- WHAT IS BEING ASKED -
Give again, word for word, each line from the top of the listing through the line that holds "nbi1b_hi = [1.17, 1.17]".

- INFORMATION SUPPLIED -
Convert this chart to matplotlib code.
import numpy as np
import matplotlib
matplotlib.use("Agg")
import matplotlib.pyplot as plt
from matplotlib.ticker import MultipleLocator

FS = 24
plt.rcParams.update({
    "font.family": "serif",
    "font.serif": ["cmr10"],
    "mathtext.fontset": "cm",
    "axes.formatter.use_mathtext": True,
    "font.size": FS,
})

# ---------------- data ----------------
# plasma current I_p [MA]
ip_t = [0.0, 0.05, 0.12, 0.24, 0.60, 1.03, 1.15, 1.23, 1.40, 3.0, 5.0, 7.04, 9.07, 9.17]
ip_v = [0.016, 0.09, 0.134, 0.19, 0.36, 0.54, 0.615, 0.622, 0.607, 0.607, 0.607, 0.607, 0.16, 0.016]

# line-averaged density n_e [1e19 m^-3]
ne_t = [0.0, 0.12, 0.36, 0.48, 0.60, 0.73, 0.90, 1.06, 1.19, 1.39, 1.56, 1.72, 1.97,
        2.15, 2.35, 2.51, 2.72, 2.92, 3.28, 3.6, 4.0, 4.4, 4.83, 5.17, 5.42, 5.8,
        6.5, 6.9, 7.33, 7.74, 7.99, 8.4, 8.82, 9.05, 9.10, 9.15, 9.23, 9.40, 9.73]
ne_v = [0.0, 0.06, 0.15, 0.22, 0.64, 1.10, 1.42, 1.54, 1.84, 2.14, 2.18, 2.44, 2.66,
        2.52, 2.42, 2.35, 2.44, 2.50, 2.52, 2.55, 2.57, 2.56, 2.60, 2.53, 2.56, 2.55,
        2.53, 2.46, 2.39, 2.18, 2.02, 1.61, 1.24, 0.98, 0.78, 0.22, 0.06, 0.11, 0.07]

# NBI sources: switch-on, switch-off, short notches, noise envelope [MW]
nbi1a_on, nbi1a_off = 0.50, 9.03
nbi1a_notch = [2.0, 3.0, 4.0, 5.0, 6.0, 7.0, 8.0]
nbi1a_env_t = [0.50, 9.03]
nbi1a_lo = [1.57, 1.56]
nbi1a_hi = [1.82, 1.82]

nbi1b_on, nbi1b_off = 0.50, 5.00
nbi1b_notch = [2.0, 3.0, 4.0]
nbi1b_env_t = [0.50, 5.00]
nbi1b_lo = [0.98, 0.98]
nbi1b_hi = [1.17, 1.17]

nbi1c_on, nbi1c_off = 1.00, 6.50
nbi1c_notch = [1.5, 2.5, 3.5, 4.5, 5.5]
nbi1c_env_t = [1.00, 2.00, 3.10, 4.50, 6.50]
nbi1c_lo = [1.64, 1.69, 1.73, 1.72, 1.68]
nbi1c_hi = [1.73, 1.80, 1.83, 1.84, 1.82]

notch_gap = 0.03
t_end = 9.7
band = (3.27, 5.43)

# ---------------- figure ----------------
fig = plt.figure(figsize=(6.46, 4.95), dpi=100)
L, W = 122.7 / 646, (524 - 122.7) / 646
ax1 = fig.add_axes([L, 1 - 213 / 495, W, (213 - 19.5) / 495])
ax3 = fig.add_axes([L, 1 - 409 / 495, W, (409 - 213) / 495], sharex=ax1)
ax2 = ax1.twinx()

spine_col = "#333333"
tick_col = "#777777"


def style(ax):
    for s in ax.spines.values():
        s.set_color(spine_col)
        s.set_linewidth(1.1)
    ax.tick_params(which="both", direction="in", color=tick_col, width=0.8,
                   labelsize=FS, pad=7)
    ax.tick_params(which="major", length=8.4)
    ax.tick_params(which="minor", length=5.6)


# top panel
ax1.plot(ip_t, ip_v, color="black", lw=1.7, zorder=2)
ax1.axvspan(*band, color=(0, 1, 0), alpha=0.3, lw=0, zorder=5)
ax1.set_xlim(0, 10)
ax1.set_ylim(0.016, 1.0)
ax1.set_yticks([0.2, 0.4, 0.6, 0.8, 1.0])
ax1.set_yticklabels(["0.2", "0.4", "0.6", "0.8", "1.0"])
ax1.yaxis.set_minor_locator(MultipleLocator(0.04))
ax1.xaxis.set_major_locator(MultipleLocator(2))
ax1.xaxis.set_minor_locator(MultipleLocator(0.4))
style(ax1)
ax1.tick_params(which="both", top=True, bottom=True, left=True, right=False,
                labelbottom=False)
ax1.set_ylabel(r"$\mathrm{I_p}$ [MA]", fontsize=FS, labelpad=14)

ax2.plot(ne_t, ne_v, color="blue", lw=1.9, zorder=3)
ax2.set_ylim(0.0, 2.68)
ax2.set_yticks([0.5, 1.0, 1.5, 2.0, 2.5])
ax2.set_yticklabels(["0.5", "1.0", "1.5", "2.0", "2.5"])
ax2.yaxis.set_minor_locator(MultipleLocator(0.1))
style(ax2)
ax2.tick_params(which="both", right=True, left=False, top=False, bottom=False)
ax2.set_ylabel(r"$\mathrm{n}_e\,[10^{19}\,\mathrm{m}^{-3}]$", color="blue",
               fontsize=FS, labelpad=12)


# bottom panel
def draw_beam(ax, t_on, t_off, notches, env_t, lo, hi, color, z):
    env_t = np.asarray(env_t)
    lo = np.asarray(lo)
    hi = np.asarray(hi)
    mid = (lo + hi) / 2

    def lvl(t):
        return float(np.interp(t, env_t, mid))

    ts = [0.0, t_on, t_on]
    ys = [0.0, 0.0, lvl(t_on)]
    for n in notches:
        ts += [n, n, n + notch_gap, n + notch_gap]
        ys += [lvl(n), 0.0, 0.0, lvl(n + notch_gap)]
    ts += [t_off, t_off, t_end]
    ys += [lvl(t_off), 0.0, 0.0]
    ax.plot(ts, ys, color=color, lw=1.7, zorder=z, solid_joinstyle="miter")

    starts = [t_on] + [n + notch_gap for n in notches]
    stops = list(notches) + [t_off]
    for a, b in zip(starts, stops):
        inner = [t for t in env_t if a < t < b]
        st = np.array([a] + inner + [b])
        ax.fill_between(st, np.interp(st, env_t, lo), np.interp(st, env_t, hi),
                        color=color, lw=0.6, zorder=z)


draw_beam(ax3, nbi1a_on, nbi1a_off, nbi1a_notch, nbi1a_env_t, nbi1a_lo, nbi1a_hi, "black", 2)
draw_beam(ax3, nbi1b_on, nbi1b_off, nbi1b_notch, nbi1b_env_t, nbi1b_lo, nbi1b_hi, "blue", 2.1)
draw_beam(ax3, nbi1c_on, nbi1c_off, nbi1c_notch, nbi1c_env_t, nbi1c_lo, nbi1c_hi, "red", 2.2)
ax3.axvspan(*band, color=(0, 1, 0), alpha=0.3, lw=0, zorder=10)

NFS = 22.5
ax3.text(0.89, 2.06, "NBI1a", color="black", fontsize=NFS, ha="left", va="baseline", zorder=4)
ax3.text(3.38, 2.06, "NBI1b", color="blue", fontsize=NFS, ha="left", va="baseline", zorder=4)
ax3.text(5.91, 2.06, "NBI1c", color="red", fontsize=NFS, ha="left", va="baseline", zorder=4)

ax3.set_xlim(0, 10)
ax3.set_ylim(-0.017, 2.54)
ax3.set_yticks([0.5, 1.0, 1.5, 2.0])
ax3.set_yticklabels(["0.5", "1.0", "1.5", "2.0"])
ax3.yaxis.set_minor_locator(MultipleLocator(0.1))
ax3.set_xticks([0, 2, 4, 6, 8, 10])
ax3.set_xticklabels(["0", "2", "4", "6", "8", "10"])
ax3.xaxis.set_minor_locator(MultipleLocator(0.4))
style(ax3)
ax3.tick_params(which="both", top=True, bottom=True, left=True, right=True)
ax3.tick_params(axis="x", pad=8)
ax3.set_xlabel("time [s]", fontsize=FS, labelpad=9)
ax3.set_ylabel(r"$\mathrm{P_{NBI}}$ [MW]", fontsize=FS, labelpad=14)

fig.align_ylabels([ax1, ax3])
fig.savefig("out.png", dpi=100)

- RESPONSE -
Convert this chart to matplotlib code.
import numpy as np
import matplotlib
matplotlib.use("Agg")
import matplotlib.pyplot as plt
from matplotlib.ticker import MultipleLocator

FS = 24
plt.rcParams.update({
    "font.family": "serif",
    "font.serif": ["cmr10"],
    "mathtext.fontset": "cm",
    "axes.formatter.use_mathtext": True,
    "font.size": FS,
})

# ---------------- data ----------------
# plasma current I_p [MA]
ip_t = [0.0, 0.05, 0.12, 0.24, 0.60, 1.03, 1.15, 1.23, 1.40, 3.0, 5.0, 7.04, 9.07, 9.17]
ip_v = [0.016, 0.09, 0.134, 0.19, 0.36, 0.54, 0.615, 0.622, 0.607, 0.607, 0.607, 0.607, 0.16, 0.016]

# line-averaged density n_e [1e19 m^-3]
ne_t = [0.0, 0.12, 0.36, 0.48, 0.60, 0.73, 0.90, 1.06, 1.19, 1.39, 1.56, 1.72, 1.97,
        2.15, 2.35, 2.51, 2.72, 2.92, 3.28, 3.6, 4.0, 4.4, 4.83, 5.17, 5.42, 5.8,
        6.5, 6.9, 7.33, 7.74, 7.99, 8.4, 8.82, 9.05, 9.10, 9.15, 9.23, 9.40, 9.73]
ne_v = [0.0, 0.06, 0.15, 0.22, 0.64, 1.10, 1.42, 1.54, 1.84, 2.14, 2.18, 2.44, 2.66,
        2.52, 2.42, 2.35, 2.44, 2.50, 2.52, 2.55, 2.57, 2.56, 2.60, 2.53, 2.56, 2.55,
        2.53, 2.46, 2.39, 2.18, 2.02, 1.61, 1.24, 0.98, 0.78, 0.22, 0.06, 0.11, 0.07]

# NBI sources: switch-on, switch-off, short notches, noise envelope [MW]
nbi1a_on, nbi1a_off = 0.50, 9.03
nbi1a_notch = [2.0, 3.0, 4.0, 5.0, 6.0, 7.0, 8.0]
nbi1a_env_t = [0.50, 9.03]
nbi1a_lo = [1.57, 1.56]
nbi1a_hi = [1.82, 1.82]

nbi1b_on, nbi1b_off = 0.50, 5.00
nbi1b_notch = [2.0, 3.0, 4.0]
nbi1b_env_t = [0.50, 5.00]
nbi1b_lo = [0.98, 0.98]
nbi1b_hi = [1.17, 1.17]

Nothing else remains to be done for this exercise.